In ZeRa-Portrait, we improve the performance of our recent one-shot NeRF-based talking face generation method, Real3D-Portrait (ICLR 2024), and extend it into the few-shot setting with a coarse-to-fine information aggregation framework.
Zero-shot 3D talking portrait generation aims to reconstruct a 3D avatar from image(s) unseen during training, and then generate a realistic talking portrait video by driving the avatar with audio/motion condition. Previous neural radiance field (NeRF)-based methods have shown that a 3D modeling of the talking avatar could significantly improve the perceptual quality of the generated video, especially when driven by a large pose. However, adopting the 3D prior of NeRF into zero-shot talking face generation has been faced with several challenges: (1) it is hard to reconstruct an accurate 3D avatar from an unseen image; (2) once the 3D avatar is obtained, it is also non-trivial to control its face expression without damaging identity similarity and temporal stability; (3) joint modeling of the head, torso, and background segments leads to visible artifacts; (4) previous works focus on one-shot reconstruction, which limits the model's scalability to utilize more reference images that are potentially available during inference. To handle these challenges, we present ZeRa-Potrait, a framework that (1) achieves high-quality zero-shot 3D face reconstruction with a large-scale pre-trained image-to-grid model; (2) facilitates effective and stable facial expression control with a motion adapter that learns minimal geometry change from the source to target expression; (3) individually models the head/torso/background segments and produce realistic video at 512$\times$512 resolution; (4) supports arbitrary numbers of reference images for reconstructing the 3D avatar with a coarse filtering strategy for selecting reference images as well as a attention-based multi-grid mixer for multi-frame information aggregation. Extensive experiments show that ZeRa-Portrait generalizes well to unseen identities and generates more realistic talking portrait videos than previous audio/video-driven methods.

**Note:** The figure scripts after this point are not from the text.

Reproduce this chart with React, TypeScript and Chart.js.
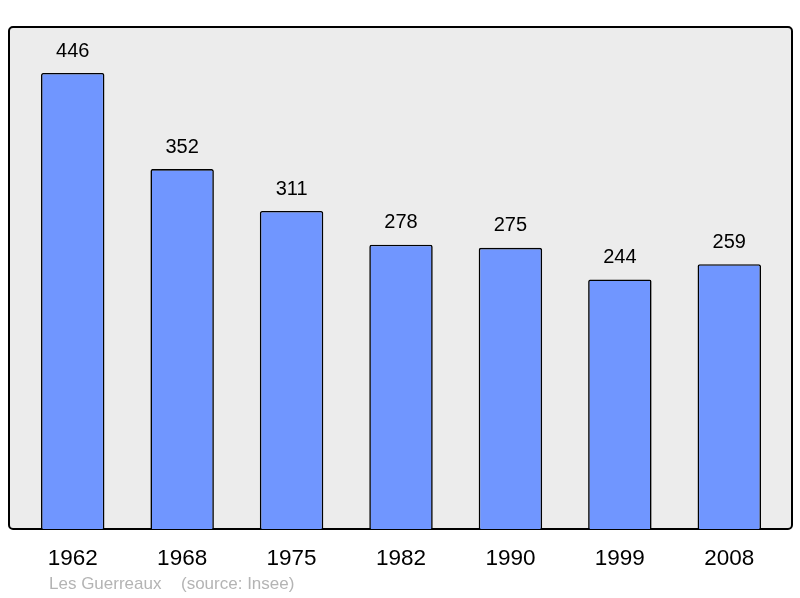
import React, { useEffect, useRef } from 'react';
import { Chart, registerables } from 'chart.js';

Chart.register(...registerables);

const YEARS = ['1962', '1968', '1975', '1982', '1990', '1999', '2008'];
const POPULATION = [446, 352, 311, 278, 275, 244, 259];
const FOOTER_PLACE = 'Les Guerreaux';
const FOOTER_SOURCE = '(source: Insee)';

const FONT = '"Liberation Sans", Arial, sans-serif';

// grey frame behind the plot, value labels and footer
const decorPlugin = {
  id: 'decor',
  beforeDatasetsDraw(chart: any) {
    const { ctx, chartArea } = chart;
    const x = chartArea.left - 9;
    const y = chartArea.top - 1;
    const w = chartArea.right - chartArea.left + 17;
    const h = chartArea.bottom - chartArea.top + 1;
    ctx.save();
    ctx.beginPath();
    ctx.roundRect(x, y, w, h, 4);
    ctx.fillStyle = '#ececec';
    ctx.fill();
    ctx.lineWidth = 2;
    ctx.strokeStyle = '#000';
    ctx.stroke();
    ctx.restore();
  },
  afterDatasetsDraw(chart: any) {
    const { ctx } = chart;
    const meta = chart.getDatasetMeta(0);
    ctx.save();
    ctx.font = `20px ${FONT}`;
    ctx.fillStyle = '#000';
    ctx.textAlign = 'center';
    ctx.textBaseline = 'middle';
    meta.data.forEach((bar: any, i: number) => {
      ctx.fillText(String(POPULATION[i]), bar.x, bar.y - 22);
    });
    ctx.font = `17px ${FONT}`;
    ctx.fillStyle = '#b4b4b4';
    ctx.textAlign = 'left';
    ctx.fillText(FOOTER_PLACE, 49, 584);
    ctx.fillText(FOOTER_SOURCE, 181, 584);
    ctx.restore();
  },
};

const App: React.FC = () => {
  const canvasRef = useRef<HTMLCanvasElement>(null);
  const chartRef = useRef<Chart | null>(null);

  useEffect(() => {
    if (chartRef.current) chartRef.current.destroy();
    if (!canvasRef.current) return;
    chartRef.current = new Chart(canvasRef.current, {
      type: 'bar',
      data: {
        labels: YEARS,
        datasets: [
          {
            data: POPULATION,
            backgroundColor: '#7096ff',
            borderColor: '#000',
            borderWidth: 1.6,
            borderRadius: 2,
            borderSkipped: 'bottom',
            barPercentage: 0.58,
            categoryPercentage: 1,
          },
        ],
      },
      options: {
        animation: false,
        responsive: true,
        maintainAspectRatio: false,
        layout: { padding: { left: 18, right: 16, top: 28, bottom: 18 } },
        plugins: {
          legend: { display: false },
          tooltip: { enabled: false },
        },
        scales: {
          x: {
            grid: { display: false },
            border: { display: false },
            ticks: { color: '#000', font: { family: FONT, size: 22.5 }, padding: 8 },
          },
          y: { display: false, min: 0, max: 490 },
        },
      },
      plugins: [decorPlugin],
    });
    return () => {
      if (chartRef.current) {
        chartRef.current.destroy();
        chartRef.current = null;
      }
    };
  }, []);

  return (
    <div style={{ position: 'fixed', left: 0, top: 0, width: 800, height: 598, background: '#fff' }}>
      <canvas ref={canvasRef}></canvas>
    </div>
  );
};

export default App;
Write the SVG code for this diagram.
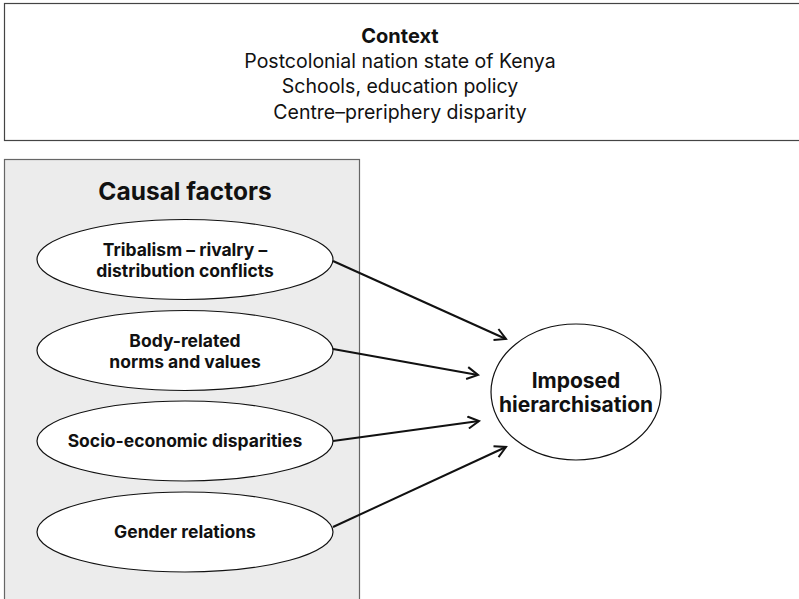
<svg xmlns="http://www.w3.org/2000/svg" width="799" height="599" viewBox="0 0 799 599">
  <defs>
    <style>
      text { font-family: Inter, "Noto Sans", "Liberation Sans", sans-serif; fill: #111; text-anchor: middle; }
      .ctx { font-size: 19.5px; }
      .ctx-title { font-size: 20px; font-weight: 700; }
      .panel-title { font-size: 24.5px; font-weight: 700; }
      .lbl { font-size: 17.5px; font-weight: 700; }
      .out { font-size: 21px; font-weight: 700; }
      .node { fill: #fff; stroke: #111; stroke-width: 1.2; }
      .edge { fill: none; stroke: #111; stroke-width: 2; marker-end: url(#open-arrow); }
    </style>
    <marker id="open-arrow" viewBox="0 0 14 14" refX="12" refY="7" markerWidth="14" markerHeight="14" markerUnits="userSpaceOnUse" orient="auto">
      <path d="M1,1 L12,7 L1,13" fill="none" stroke="#111" stroke-width="2"/>
    </marker>
  </defs>

  <rect width="799" height="599" fill="#fff"/>

  <!-- Context frame -->
  <g id="context">
    <rect x="4.5" y="3.5" width="800" height="137" fill="#fff" stroke="#444" stroke-width="1.2"/>
    <text class="ctx-title" x="400" y="43">Context</text>
    <text class="ctx" x="400" y="68">Postcolonial nation state of Kenya</text>
    <text class="ctx" x="400" y="93">Schools, education policy</text>
    <text class="ctx" x="400" y="119">Centre–preriphery disparity</text>
  </g>

  <!-- Causal factors panel -->
  <g id="causal-factors">
    <rect x="4.5" y="159.5" width="355" height="450" fill="#ececec" stroke="#666" stroke-width="1.2"/>
    <text class="panel-title" x="185" y="200">Causal factors</text>
  </g>

  <g id="tribalism">
    <ellipse class="node" cx="185" cy="259.5" rx="148" ry="40"/>
    <text class="lbl" x="185" y="256">Tribalism – rivalry –</text>
    <text class="lbl" x="185" y="277">distribution conflicts</text>
  </g>

  <g id="body-norms">
    <ellipse class="node" cx="185" cy="350.5" rx="148" ry="40"/>
    <text class="lbl" x="185" y="347">Body-related</text>
    <text class="lbl" x="185" y="368">norms and values</text>
  </g>

  <g id="socio-economic">
    <ellipse class="node" cx="185" cy="441" rx="148" ry="40"/>
    <text class="lbl" x="185" y="447">Socio-economic disparities</text>
  </g>

  <g id="gender">
    <ellipse class="node" cx="185" cy="532" rx="148" ry="40"/>
    <text class="lbl" x="185" y="538">Gender relations</text>
  </g>

  <g id="imposed-hierarchisation">
    <ellipse class="node" cx="576" cy="392" rx="85" ry="68"/>
    <text class="out" x="576" y="388">Imposed</text>
    <text class="out" x="576" y="412">hierarchisation</text>
  </g>

  <!-- Connectors -->
  <g id="connectors">
    <line class="edge" x1="333" y1="261" x2="506" y2="339"/>
    <line class="edge" x1="333" y1="349" x2="478" y2="375"/>
    <line class="edge" x1="333" y1="441" x2="479" y2="421"/>
    <line class="edge" x1="333" y1="527" x2="506" y2="447"/>
  </g>
</svg>
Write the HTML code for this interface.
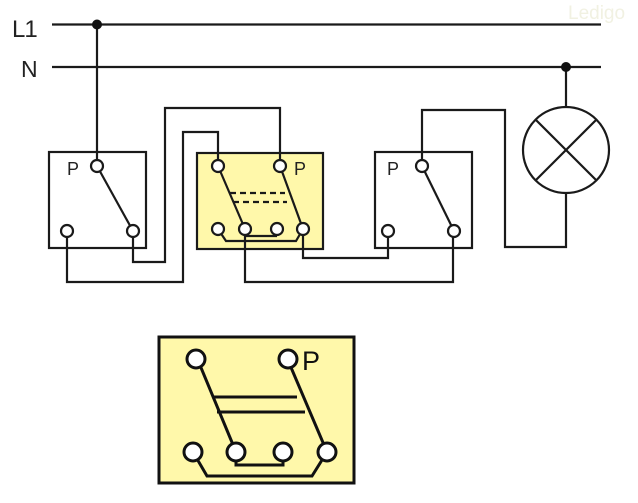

The overall inference process of ZeRa-Portrait is demonstrated as follows:
CTFG model denotes "coarse-to-fine generic" model in our ZeRa-Portrait, which consists of a soft-NMS-style coarse filtering strategy to select a fixed number of high-value reference images from arbitrary numbers of images, as well as an attention-based multi-grid-mixer for fine-grained multi-frame information aggregation.